Reviving the American Dream
Democrats must keep denouncing President Trump’s vile bigotry, white identity politics, and “disgraceful…failure of both presidential and moral leadership”. However, resisting Trump is not a winning strategy for 2018. Instead, they would be wise to study Steve Bannon’s candid comment in the wake of the Charlottesville, VA violence that “if the left is focused on race and identity, and we go with economic nationalism, we can crush the Democrats.”
Many voters’ lives stagnated or even deteriorated for years under President Obama, and they decided they “had nothing to lose” voting for Republicans and change. Thomas Edsall included a map in his February 2, 2017 NY Times column documenting their bleak economic reality. It shows over half the economic activity of the United States occurring in only 30 metropolitan areas. The rest of the country, which saw little economic activity, tilted overwhelmingly Republican.
As Bannon implies, the economic reality for voters in 2018 may be that nothing much has changed since 2016. Progressives in the streets and Democrats in Congress have defeated the Administration’s radical efforts on health care. Cruel budget reductions for programs helping rural America have not yet been adopted. The Administration’s more successful efforts to kill regulations are little noticed and unlikely to impact voters’ until long after November 2018.
Thus, voters whom Democrats must turn out in greater numbers or convert in order to win in 2018 should not be counted on to abandon their support for a President and his Congressional minions who repeatedly appeal to their fears. Worse, they may attribute Trump’s lack of success to Democratic resistance or “fake news”, and he will not be on the ballot.
To win in 2018, Democrats should respond to Bannon’s inadvertent warning.

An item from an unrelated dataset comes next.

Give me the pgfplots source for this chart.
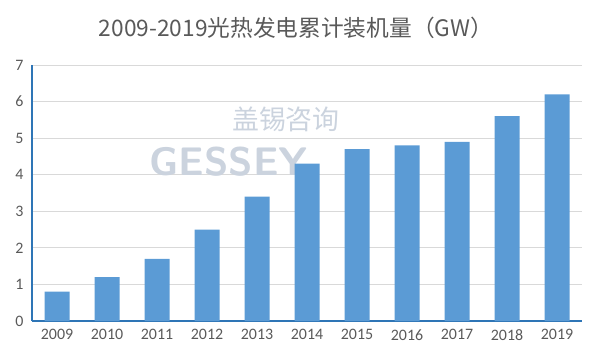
\documentclass[border=0pt]{standalone}
\usepackage{pgfplots}
\pgfplotsset{compat=1.18}
\usepackage{fontspec}
\setmainfont{Carlito}
\newfontfamily\cjk{Noto Sans CJK SC}
\definecolor{barblue}{HTML}{5B9BD5}
\definecolor{axblue}{HTML}{2E75B6}
\definecolor{txtgray}{HTML}{595959}
\definecolor{gridgray}{HTML}{D9D9D9}
\definecolor{wmark}{HTML}{CBD3DE}
\begin{document}
\begin{tikzpicture}
\useasboundingbox (0,0) rectangle (600bp,360bp);
\node[text=txtgray, font=\cjk\fontsize{22.8}{25}\selectfont] at (296bp,332bp) {2009-2019光热发电累计装机量（GW）};
\begin{axis}[
  at={(32bp,39bp)}, anchor=south west,
  scale only axis, width=550bp, height=256bp,
  xmin=-0.5, xmax=10.5, ymin=0, ymax=7,
  ybar, bar width=25bp,
  xtick={0,...,10},
  xticklabels={2009,2010,2011,2012,2013,2014,2015,2016,2017,2018,2019},
  ytick={0,...,7},
  ymajorgrids, grid style={gridgray, line width=1pt},
  axis x line*=bottom, axis y line*=left,
  x axis line style={axblue, line width=2.2pt, -},
  y axis line style={axblue, line width=2.6pt, -},
  major tick length=0pt,
  tick label style={text=txtgray, font=\fontsize{16}{18}\selectfont},
  /pgf/number format/assume math mode=true,
  xticklabel style={yshift=-5bp},
  yticklabel style={xshift=-5bp},
]
\node[text=wmark, font=\cjk\fontsize{27}{29}\selectfont, anchor=west, inner sep=0pt] at (axis cs:3.5,5.52) {盖锡咨询};
\node[text=wmark, font=\sffamily\bfseries\fontsize{40}{42}\selectfont, anchor=west, inner sep=0pt] at (axis cs:1.85,4.35) {GESSEY};
\addplot[fill=barblue, draw=none] coordinates {
(0,0.8) (1,1.2) (2,1.7) (3,2.5) (4,3.4) (5,4.3) (6,4.7) (7,4.8) (8,4.9) (9,5.6) (10,6.2)};
\end{axis}
\end{tikzpicture}
\end{document}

While defending America’s core values and denouncing Trump, they should pivot to speaking forcefully to voters’ economic reality and fears with a strong, clear, positive agenda that revives The American Dream.
Many voters do not even know about the Dream, are too young to have bought into it, or have lost their faith. Professor Robert Shiller recently traced its metamorphosis from practicing morality and championing equality of opportunity into displaying material success. Progressives should revive James Truslow Adams’s words from 1931: a “dream of a land in which life should be better and richer and fuller for every man, with opportunity for each according to his ability or achievement.”
It will not be easy to revive The American Dream, as David Leonhardt’s August 7, 2017 NY Times column, “Our Broken Economy, in One Simple Chart,” shows. Since 1980 the super-rich have captured a greater and greater share of income growth, with those at the top pulling away ever faster from those at the bottom. Millions of Americans knew that they had been left out and were not being heard by the Democrats, and voted their resentments in 2016.
Democrats can make a good start reviving The American Dream by focusing voters on the solidly progressive agenda Senate Democrats fleshed out for their recently announced “Better Deal.” That agenda — raising wages and incomes with good-paying jobs; lowering the costs of living; and building an economy in which Americans have the tools to succeed — should appeal to a broad range of voters.
Edsall explained that voters in fear for their jobs or their safety reject progressive values, government-run programs, and policies inclusive of “others” — foreigners or minorities — -who serve as scapegoats for their anxieties. Progressives find it incomprehensible, but many voters relish Trump’s reckless threats. To win enough of them over Democrats must resist the instinct simply to bash Trump’s national security ineffectiveness and frightening words of fire and fury. The Better Deal needs a strong progressive agenda on terrorism and national security which not only makes us be safer, but as importantly, feel safer.
Internal Democratic Party debates over which voters to attract and other debates between the Party’s Centrist and Sanders/Warren Wings are costly diversions from the needed focus on these fears. The Senate Democrats’ themes — with the addition of terrorism and national security — are “big tents”. Candidates can identify more detailed proposals responsive to the diverse communities in which they are running, especially for House seats. Democrats do not have the luxury of intramural fights or of excommunicating anyone who is insufficiently progressive; they need to appeal to all Americans.
The key for Democrats in 2018 is to understand, accept and speak to the reality of the voters they must recapture or turn out. The Senate Democrats’ strong progressive agenda, if pounded clearly, repeatedly, persuasively, can respond to voter fears and revive their confidence in The American Dream for themselves and their families.